• [What to produce] Pictures in the entries below are to be left out; otherwise, reproduce exactly the lines from the first through the line containing "(7,-11.5) -- (1041,-11.5);".

• [Provided records]
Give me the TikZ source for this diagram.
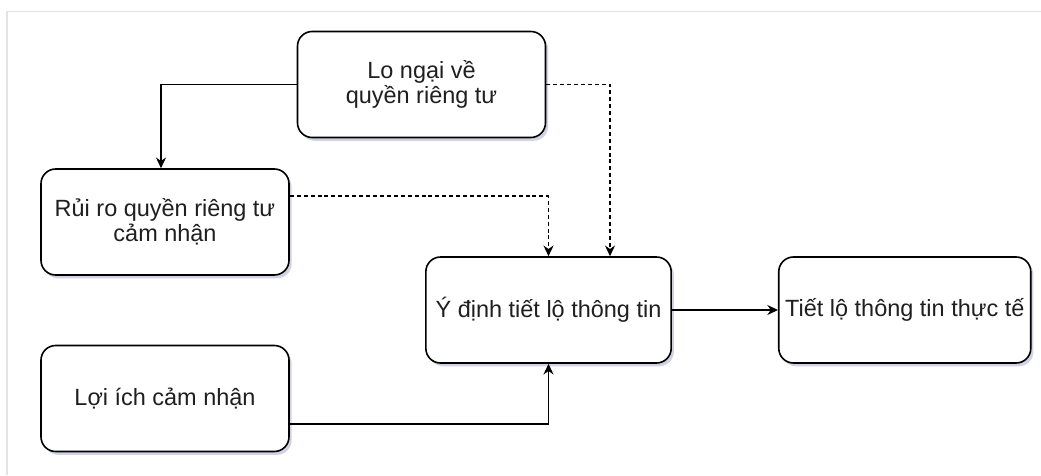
\documentclass[tikz,border=0pt]{standalone}
\usepackage{fontspec}
\setmainfont{Liberation Sans}
\usepackage{tikz}
\usetikzlibrary{arrows.meta, positioning, calc, shadows}
\definecolor{framegray}{HTML}{E3E3E3}
\definecolor{shadowblue}{HTML}{9A9CC0}
\tikzset{
    boxshadow/.style={drop shadow={shadow xshift=2pt, shadow yshift=-2.5pt, fill=shadowblue, opacity=0.45}}
}

\begin{document}
\begin{tikzpicture}[
    x=0.75pt, y=0.75pt,
    box/.style={draw, line width=1.2pt, rounded corners=11pt, fill=white, boxshadow,
        minimum width=186pt, minimum height=79.5pt, align=center, inner sep=2pt,
        font=\fontsize{17.6}{18.5}\selectfont, text=black!88},
    arrow/.style={-{Stealth[length=8pt, width=7.5pt]}, line width=1.2pt},
    dasharrow/.style={arrow, dash pattern=on 3pt off 2.2pt},
    node distance=0pt and 79.5pt
]
\useasboundingbox (0,0) rectangle (1041,-475);

% frame
\draw[framegray, line width=0.8pt] (7,-475) -- (7,-11.5) -- (1041,-11.5);

% boxes
\node[box] (concern) at (421.5,-84.5) {Lo ngại về\\quyền riêng tư};
\node[box] (risk) at (165,-222) {Rủi ro quyền riêng tư\\cảm nhận};
\node[box] (benefit) at (165,-398.5) {Lợi ích cảm nhận};
\node[box, minimum width=184pt] (intent) at (548.5,-310) {Ý định tiết lộ thông tin};
\node[box, minimum width=189pt, right=of intent] (actual) {Tiết lộ thông tin thực tế};

% connectors
\draw[arrow] (concern.west) -| ($(risk.north)+(-4,0)$);
\draw[dasharrow] (concern.east) -| ($(intent.north)+(61.5,0)$);
\draw[dasharrow] ($(risk.east)+(0,26)$) -| (intent.north);
\draw[arrow] ($(benefit.east)+(0,-25.5)$) -| (intent.south);
\draw[arrow] (intent.east) -- (actual.west);

\end{tikzpicture}
\end{document}
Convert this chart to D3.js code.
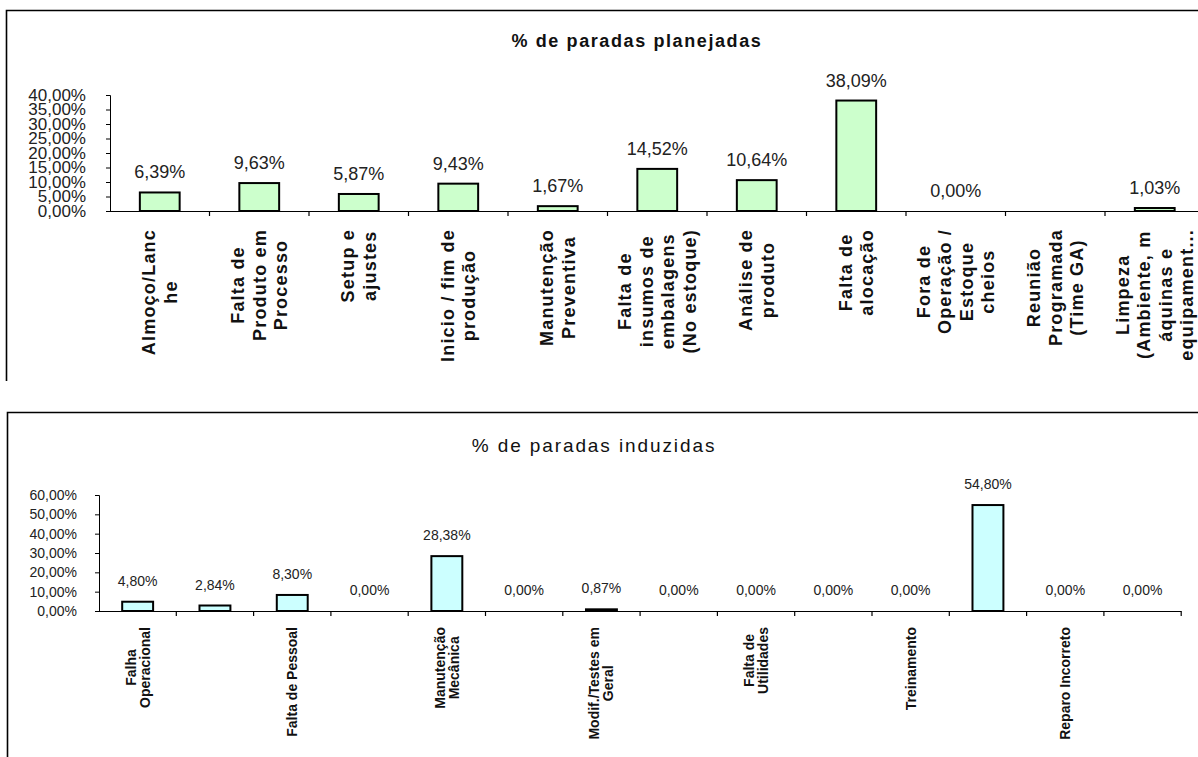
<!DOCTYPE html>
<html>
<head>
<meta charset="utf-8">
<script src="https://cdn.jsdelivr.net/npm/d3@7"></script>
<style>
  html, body { margin: 0; padding: 0; background: #fff; }
  svg { display: block; font-family: "Liberation Sans", Arial, sans-serif; }
</style>
</head>
<body>
<svg id="chart" width="1198" height="757"></svg>
<script>
// Planned stops (% de paradas planejadas)
const plannedCategories = [
  "Almoço/Lanc\nhe",
  "Falta de\nProduto em\nProcesso",
  "Setup e\najustes",
  "Inicio / fim de\nprodução",
  "Manutenção\nPreventiva",
  "Falta de\ninsumos de\nembalagens\n(No estoque)",
  "Análise de\nproduto",
  "Falta de\nalocação",
  "Fora de\nOperação /\nEstoque\ncheios",
  "Reunião\nProgramada\n(Time GA)",
  "Limpeza\n(Ambiente, m\náquinas e\nequipament..."
];
const plannedValues = [6.39, 9.63, 5.87, 9.43, 1.67, 14.52, 10.64, 38.09, 0.00, null, 1.03];
const plannedTicks = [0, 5, 10, 15, 20, 25, 30, 35, 40];

// Induced stops (% de paradas induzidas); only every other category is labelled
const inducedCategories = [
  "Falha\nOperacional", "", "Falta de Pessoal", "", "Manutenção\nMecânica", "",
  "Modif./Testes em\nGeral", "", "Falta de\nUtilidades", "", "Treinamento", "",
  "Reparo Incorreto", ""
];
const inducedValues = [4.80, 2.84, 8.30, 0.00, 28.38, 0.00, 0.87, 0.00, 0.00, 0.00, 0.00, 54.80, 0.00, 0.00];
const inducedTicks = [0, 10, 20, 30, 40, 50, 60];

const ptBR = d3.formatLocale({ decimal: ",", thousands: ".", grouping: [3], currency: ["R$", ""] });
const fmt2 = ptBR.format(".2f");
const pct = v => fmt2(v) + "%";

const svg = d3.select("#chart");
svg.append("rect").attr("width", 1198).attr("height", 757).attr("fill", "#fff");

function drawPanel(cfg) {
  const g = svg.append("g");
  const clipId = cfg.id + "-clip";
  svg.append("clipPath").attr("id", clipId)
    .append("rect").attr("x", 0).attr("y", cfg.clip[0]).attr("width", 1198).attr("height", cfg.clip[1] - cfg.clip[0]);
  g.attr("clip-path", `url(#${clipId})`);

  // chart area border (runs off the right/bottom edge)
  g.append("path")
    .attr("d", `M${cfg.frame.x},${cfg.clip[1] + 5} V${cfg.frame.y} H1210`)
    .attr("fill", "none").attr("stroke", "#000").attr("stroke-width", 1.6);

  g.append("text")
    .attr("x", cfg.title.x).attr("y", cfg.title.y)
    .attr("text-anchor", "middle")
    .attr("font-size", cfg.title.size)
    .attr("font-weight", cfg.title.weight)
    .attr("letter-spacing", cfg.title.spacing)
    .attr("fill", "#111")
    .text(cfg.title.text);

  const x = d3.scaleBand()
    .domain(d3.range(cfg.categories.length))
    .range([cfg.x0, cfg.x0 + cfg.band * cfg.categories.length])
    .paddingInner(cfg.pad).paddingOuter(cfg.pad / 2);
  const y = d3.scaleLinear().domain([0, d3.max(cfg.ticks)]).range([cfg.y0, cfg.y1]);

  // y axis
  const yAxis = d3.axisLeft(y).tickValues(cfg.ticks).tickSize(4).tickPadding(cfg.yPad).tickFormat(pct);
  const ya = g.append("g").attr("transform", `translate(${cfg.x0},0)`).call(yAxis);
  ya.select(".domain").attr("stroke", "#000").attr("stroke-width", 1);
  ya.selectAll(".tick line").attr("stroke", "#000");
  ya.selectAll("text").attr("font-size", cfg.yFont).attr("fill", "#222")
    .attr("font-family", "Liberation Sans, Arial, sans-serif");

  // x axis line with category boundary ticks
  const xEnd = cfg.x0 + cfg.band * cfg.categories.length;
  g.append("line").attr("x1", cfg.x0).attr("x2", xEnd).attr("y1", cfg.y0 + 0.5).attr("y2", cfg.y0 + 0.5)
    .attr("stroke", "#000").attr("stroke-width", 1.2);
  g.selectAll(".xtick").data(d3.range(1, cfg.categories.length + 1)).join("line")
    .attr("x1", i => cfg.x0 + i * cfg.band).attr("x2", i => cfg.x0 + i * cfg.band)
    .attr("y1", cfg.y0).attr("y2", cfg.y0 + 5)
    .attr("stroke", "#000").attr("stroke-width", 1.2);

  const data = cfg.values.map((v, i) => ({ i, v })).filter(d => d.v !== null);

  g.selectAll(".bar").data(data).join("rect")
    .attr("x", d => x(d.i)).attr("width", x.bandwidth())
    .attr("y", d => y(d.v)).attr("height", d => y(0) - y(d.v))
    .attr("fill", cfg.fill).attr("stroke", "#000").attr("stroke-width", 2);

  g.selectAll(".val").data(data).join("text")
    .attr("x", d => x(d.i) + x.bandwidth() / 2)
    .attr("y", d => y(d.v) - cfg.valGap)
    .attr("text-anchor", "middle")
    .attr("font-size", cfg.valFont).attr("fill", "#222")
    .text(d => pct(d.v));

  // rotated, multi-line category labels
  cfg.categories.forEach((label, i) => {
    if (!label) return;
    const lines = label.split("\n");
    const cx = x(i) + x.bandwidth() / 2;
    const lg = g.append("g").attr("transform", `translate(${cx},${cfg.labelTop}) rotate(-90)`);
    const texts = lines.map((ln, k) => lg.append("text")
      .attr("text-anchor", "middle")
      .attr("font-size", cfg.labelFont)
      .attr("font-weight", "bold")
      .attr("letter-spacing", cfg.labelSpacing)
      .attr("fill", "#111")
      .attr("y", (k - (lines.length - 1) / 2) * cfg.lineH)
      .attr("dy", "0.36em")
      .text(ln));
    const maxLen = d3.max(texts, t => t.node().getComputedTextLength());
    texts.forEach(t => t.attr("x", -maxLen / 2));
  });
}

drawPanel({
  id: "planned",
  clip: [0, 381],
  frame: { x: 6.5, y: 10.5 },
  title: { text: "% de paradas  planejadas", x: 637, y: 47, size: 18, weight: "bold", spacing: 1.6 },
  categories: plannedCategories,
  values: plannedValues,
  ticks: plannedTicks,
  x0: 110, band: 99.5, pad: 0.6,
  y0: 211, y1: 95,
  yFont: 17, yPad: 20,
  valFont: 18, valGap: 14,
  fill: "#ccffcc",
  labelTop: 229, labelFont: 18, labelSpacing: 1.2, lineH: 21.5
});

drawPanel({
  id: "induced",
  clip: [405, 757],
  frame: { x: 7.5, y: 412.5 },
  title: { text: "% de  paradas induzidas", x: 594, y: 452, size: 19, weight: "normal", spacing: 1.9 },
  categories: inducedCategories,
  values: inducedValues,
  ticks: inducedTicks,
  x0: 99, band: 77.3, pad: 0.6,
  y0: 611, y1: 495,
  yFont: 14, yPad: 18,
  valFont: 14, valGap: 16,
  fill: "#ccffff",
  labelTop: 627, labelFont: 14, labelSpacing: 0, lineH: 14
});
</script>
</body>
</html>
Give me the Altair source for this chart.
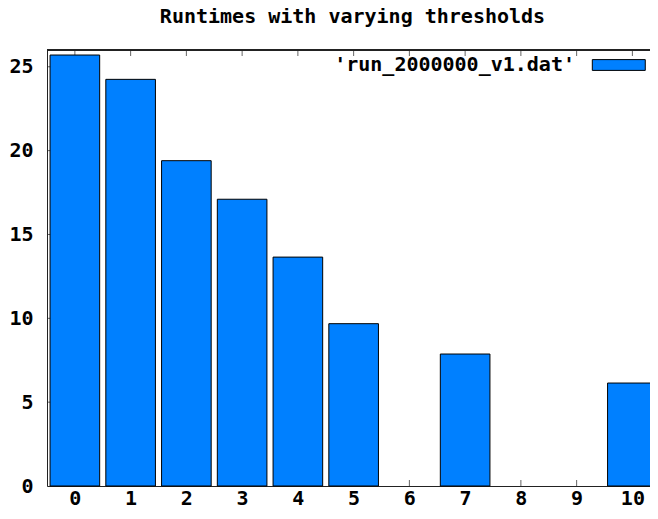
import altair as alt
import pandas as pd

# Data
thresholds = [0, 1, 2, 3, 4, 5, 6, 7, 8, 9, 10]
runtimes = [25.7, 24.25, 19.4, 17.1, 13.65, 9.68, 0, 7.87, 0, 0, 6.14]
series_name = "'run_2000000_v1.dat'"
x_ticks = list(range(0, 11))
y_ticks = [0, 5, 10, 15, 20, 25]

# the reference frame runs slightly past the right edge of the window
XMIN, XMAX = -0.5, 10.316
YMIN, YMAX = 0, 26
HALF = 0.445

FONT = "DejaVu Sans Mono"
FS = 20
BLUE = "#0080ff"
INK = "#222222"

df = pd.DataFrame({"t": thresholds, "runtime": runtimes, "series": series_name})
df = df[df["runtime"] > 0]
xt = pd.DataFrame({"v": x_ticks})
yt = pd.DataFrame({"v": [v for v in y_ticks if v > 0]})

xscale = alt.Scale(domain=[XMIN, XMAX], nice=False, zero=False, padding=0)
yscale = alt.Scale(domain=[YMIN, YMAX], nice=False, padding=0)

x_axis = alt.Axis(values=x_ticks, format="d", ticks=False, tickSize=0, labelPadding=2,
                  labelOffset=0,
                  grid=False, domainColor=INK, labelFont=FONT, labelFontSize=FS,
                  labelFontWeight="bold", labelColor="black", title=None)
y_axis = alt.Axis(values=y_ticks, format="d", ticks=False, tickSize=0, labelPadding=14,
                  grid=False, domainColor=INK, labelFont=FONT, labelFontSize=FS,
                  labelFontWeight="bold", labelColor="black", title=None)

bottom_ticks = alt.Chart(xt).mark_tick(orient="vertical", size=6, thickness=1,
                                       yOffset=-3, color=INK).encode(
    x=alt.X("v:Q", scale=xscale, axis=x_axis),
    y=alt.datum(YMIN, scale=yscale, axis=y_axis),
)
top_ticks = alt.Chart(xt).mark_tick(orient="vertical", size=6, thickness=1,
                                    yOffset=3, color=INK).encode(
    x=alt.X("v:Q", scale=xscale),
    y=alt.datum(YMAX),
)
left_ticks = alt.Chart(yt).mark_tick(orient="horizontal", size=6, thickness=1,
                                     xOffset=3, color=INK).encode(
    y=alt.Y("v:Q", scale=yscale),
    x=alt.datum(XMIN),
)

# legend key drawn to the right of its label (gnuplot style)
KEY_PATH = "M4.55,-0.9L13.38,-0.9L13.38,0.9L4.55,0.9Z"

bars = alt.Chart(df).transform_calculate(
    lo=f"datum.t - {HALF}", hi=f"datum.t + {HALF}"
).mark_bar(stroke="black", strokeWidth=1, opacity=1).encode(
    x=alt.X("lo:Q", scale=xscale),
    x2="hi:Q",
    y=alt.Y("runtime:Q", scale=yscale),
    y2=alt.datum(0),
    color=alt.Color(
        "series:N",
        scale=alt.Scale(domain=[series_name], range=[BLUE]),
        legend=alt.Legend(
            title=None, orient="none", legendX=508, legendY=5,
            symbolType=KEY_PATH, symbolSize=144,
            symbolStrokeColor="black", symbolStrokeWidth=1, symbolOpacity=1,
            labelAlign="right", labelOffset=0, labelBaseline="middle",
            labelFont=FONT, labelFontSize=FS, labelFontWeight="bold",
            labelColor="black", labelLimit=500, padding=0,
        ),
    ),
)

top_border = alt.Chart(xt).mark_rule(color=INK, strokeWidth=1).encode(
    y=alt.datum(YMAX),
)

chart = alt.layer(bottom_ticks, top_ticks, left_ticks, bars, top_border).properties(
    width=603,
    height=436,
    autosize=alt.AutoSizeParams(type="none"),
    padding={"left": 39, "top": 42, "right": 0, "bottom": 21},
    title=alt.TitleParams(
        "Runtimes with varying thresholds", font=FONT, fontSize=FS,
        fontWeight="bold", color="black", anchor="middle", frame="group",
        baseline="alphabetic", offset=7, dx=4,
    ),
).configure_view(stroke=None).configure(background="white")

chart.save("out.html", embed_options={"renderer": "svg", "actions": False})
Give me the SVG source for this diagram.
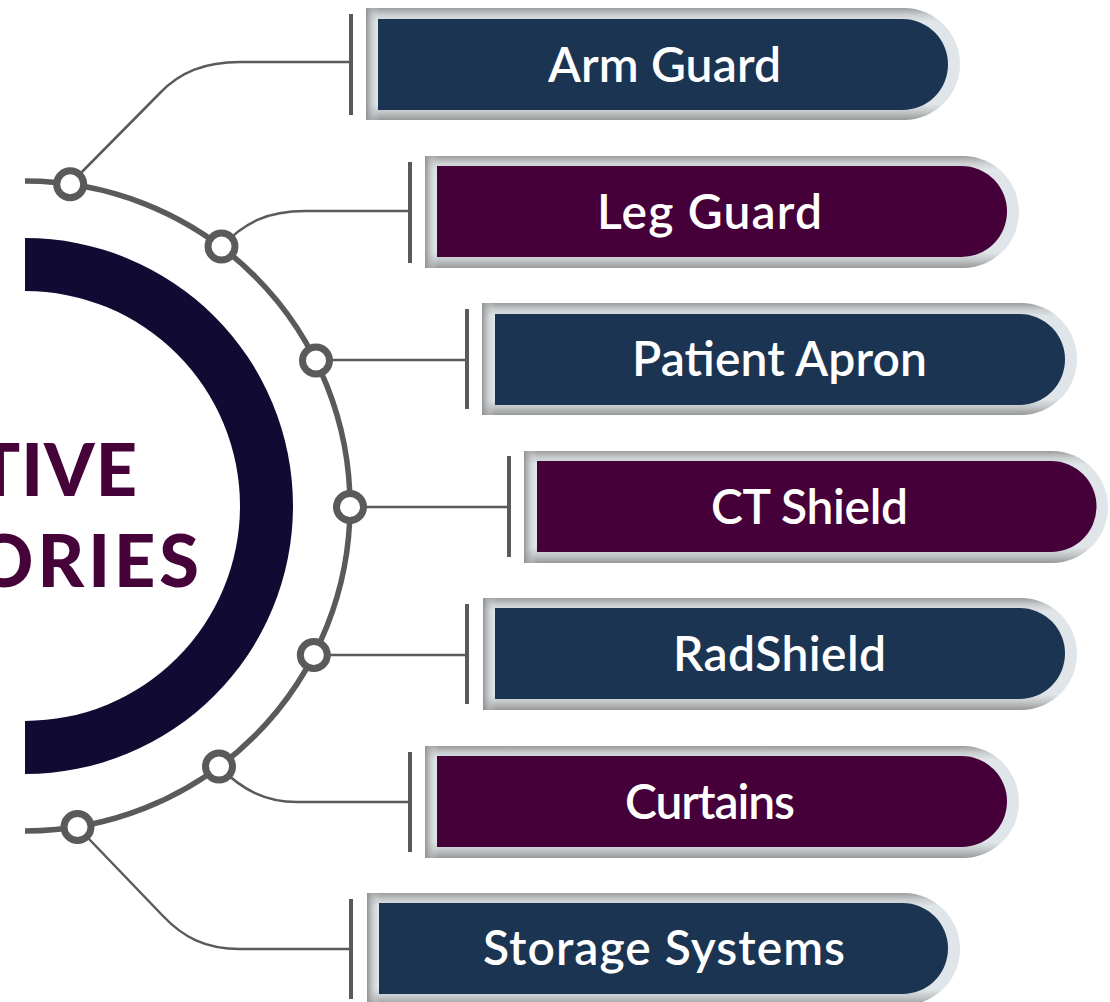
<svg xmlns="http://www.w3.org/2000/svg" width="1110" height="1002" viewBox="0 0 1110 1002">
  <style>
    .arc { fill: none; stroke: #5a5a5a; stroke-width: 5.5; }
    .conn { fill: none; stroke: #5a5a5a; stroke-width: 2.5; }
    .tick { fill: #5a5a5a; }
    .dot { fill: #ffffff; stroke: #5a5a5a; stroke-width: 7; }
    .frame { fill: url(#frameV); }
    .edge { fill: url(#frameL); }
    .navy { fill: #1b3452; }
    .plum { fill: #45003a; }
    .lbl { fill: #ffffff; font-family: "Lato", "Noto Sans", sans-serif; font-weight: 600; font-size: 48px; text-anchor: middle; }
    .title { fill: #45033a; font-family: "Lato", "Noto Sans", sans-serif; font-weight: 900; font-size: 72px; text-anchor: end; }
  </style>
  <defs>
    <linearGradient id="frameV" x1="0" y1="0" x2="0" y2="1">
      <stop offset="0" stop-color="#9c9c9c"/>
      <stop offset="0.06" stop-color="#c9cdcf"/>
      <stop offset="0.12" stop-color="#dfe5e8"/>
      <stop offset="0.86" stop-color="#dfe5e8"/>
      <stop offset="0.93" stop-color="#c2c6c8"/>
      <stop offset="1" stop-color="#989898"/>
    </linearGradient>
    <linearGradient id="frameL" x1="0" y1="0" x2="1" y2="0">
      <stop offset="0" stop-color="#8f8f8f" stop-opacity="0.95"/>
      <stop offset="1" stop-color="#dfe5e8" stop-opacity="0"/>
    </linearGradient>
  </defs>

  <rect width="1110" height="1002" fill="#ffffff"/>

  <g id="title">
    <path d="M25,238 A268,268 0 0 1 25,774 L25,721 A215,215 0 0 0 25,291 Z" fill="#110b34"/>
    <text class="title" x="138" y="496" letter-spacing="1">TIVE</text>
    <text class="title" x="199" y="587" textLength="224" lengthAdjust="spacing">ORIES</text>
  </g>

  <g id="connectors">
    <path class="arc" d="M25,181 A325,325 0 0 1 25,831"/>
    <path class="conn" d="M70,184 L160,93 C180,72 205,62 240,62 L351,62"/>
    <path class="conn" d="M221,247 C245,222 268,211 305,211 L410,211"/>
    <path class="conn" d="M316,360 L467,360"/>
    <path class="conn" d="M350,507 L509,507"/>
    <path class="conn" d="M314,655 L467,655"/>
    <path class="conn" d="M219,767 C243,790 265,802 297,802 L410,802"/>
    <path class="conn" d="M77.5,827 L163,916 C183,937 205,949 240,949 L351,949"/>
    <rect class="tick" x="349" y="14" width="4" height="101"/>
    <rect class="tick" x="408" y="162" width="4" height="101"/>
    <rect class="tick" x="465" y="309" width="4" height="100"/>
    <rect class="tick" x="507" y="456" width="4" height="101"/>
    <rect class="tick" x="465" y="604" width="4" height="100"/>
    <rect class="tick" x="408" y="752" width="4" height="100"/>
    <rect class="tick" x="349" y="899" width="4" height="100"/>
    <circle class="dot" cx="70.2" cy="184.2" r="13.5"/>
    <circle class="dot" cx="221.5" cy="246.5" r="13.5"/>
    <circle class="dot" cx="316" cy="360.5" r="13.5"/>
    <circle class="dot" cx="350" cy="507" r="13.5"/>
    <circle class="dot" cx="313.8" cy="655" r="13.5"/>
    <circle class="dot" cx="219" cy="766.6" r="13.5"/>
    <circle class="dot" cx="77.5" cy="827" r="13.5"/>
  </g>

  <g id="arm-guard">
    <path class="frame" d="M366,8 H904 A56,56 0 0 1 904,120 H366 Z"/>
    <rect class="edge" x="366" y="8" width="13" height="112"/>
    <path class="navy" d="M378,19 H902.5 A45.5,45.5 0 0 1 902.5,110 H378 Z"/>
    <text class="lbl" x="664.5" y="82" textLength="233">Arm Guard</text>
  </g>

  <g id="leg-guard">
    <path class="frame" d="M425,156 H963 A56,56 0 0 1 963,268 H425 Z"/>
    <rect class="edge" x="425" y="156" width="13" height="112"/>
    <path class="plum" d="M437,166 H961.5 A45.5,45.5 0 0 1 961.5,257 H437 Z"/>
    <text class="lbl" x="709.5" y="229" textLength="225">Leg Guard</text>
  </g>

  <g id="patient-apron">
    <path class="frame" d="M482,303 H1021 A56,56 0 0 1 1021,415 H482 Z"/>
    <rect class="edge" x="482" y="303" width="13" height="112"/>
    <path class="navy" d="M495,314 H1019.5 A45.5,45.5 0 0 1 1019.5,405 H495 Z"/>
    <text class="lbl" x="779.5" y="376" textLength="295">Patient Apron</text>
  </g>

  <g id="ct-shield">
    <path class="frame" d="M524,451 H1052 A56,56 0 0 1 1052,563 H524 Z"/>
    <rect class="edge" x="524" y="451" width="13" height="112"/>
    <path class="plum" d="M537,461 H1051 A45.5,45.5 0 0 1 1051,552 H537 Z"/>
    <text class="lbl" x="809.5" y="524" textLength="197">CT Shield</text>
  </g>

  <g id="radshield">
    <path class="frame" d="M483,598 H1021 A56,56 0 0 1 1021,710 H483 Z"/>
    <rect class="edge" x="483" y="598" width="13" height="112"/>
    <path class="navy" d="M495,608 H1019.5 A45.5,45.5 0 0 1 1019.5,699 H495 Z"/>
    <text class="lbl" x="779.5" y="671" textLength="213">RadShield</text>
  </g>

  <g id="curtains">
    <path class="frame" d="M425,746 H963 A56,56 0 0 1 963,858 H425 Z"/>
    <rect class="edge" x="425" y="746" width="13" height="112"/>
    <path class="plum" d="M437,756 H961.5 A45.5,45.5 0 0 1 961.5,847 H437 Z"/>
    <text class="lbl" x="710" y="819" textLength="170">Curtains</text>
  </g>

  <g id="storage-systems">
    <path class="frame" d="M367,893 H904 A56,56 0 0 1 904,1005 H367 Z"/>
    <rect class="edge" x="367" y="893" width="13" height="112"/>
    <path class="navy" d="M379,903 H902.5 A45.5,45.5 0 0 1 902.5,994 H379 Z"/>
    <text class="lbl" x="664" y="965" textLength="362">Storage Systems</text>
  </g>
</svg>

• [Solution for this problem]
Give me the TikZ source for this diagram.
\documentclass[tikz,border=0pt]{standalone}
\usepackage{fontspec}
\setmainfont{Liberation Sans}
\usepackage{tikz}
\usetikzlibrary{arrows.meta, positioning, calc, shadows}
\definecolor{framegray}{HTML}{E3E3E3}
\definecolor{shadowblue}{HTML}{9A9CC0}
\tikzset{
    boxshadow/.style={drop shadow={shadow xshift=2pt, shadow yshift=-2.5pt, fill=shadowblue, opacity=0.45}}
}

\begin{document}
\begin{tikzpicture}[
    x=0.75pt, y=0.75pt,
    box/.style={draw, line width=1.2pt, rounded corners=11pt, fill=white, boxshadow,
        minimum width=186pt, minimum height=79.5pt, align=center, inner sep=2pt,
        font=\fontsize{17.6}{18.5}\selectfont, text=black!88},
    arrow/.style={-{Stealth[length=8pt, width=7.5pt]}, line width=1.2pt},
    dasharrow/.style={arrow, dash pattern=on 3pt off 2.2pt},
    node distance=0pt and 79.5pt
]
\useasboundingbox (0,0) rectangle (1041,-475);

% frame
\draw[framegray, line width=0.8pt] (7,-475) -- (7,-11.5) -- (1041,-11.5);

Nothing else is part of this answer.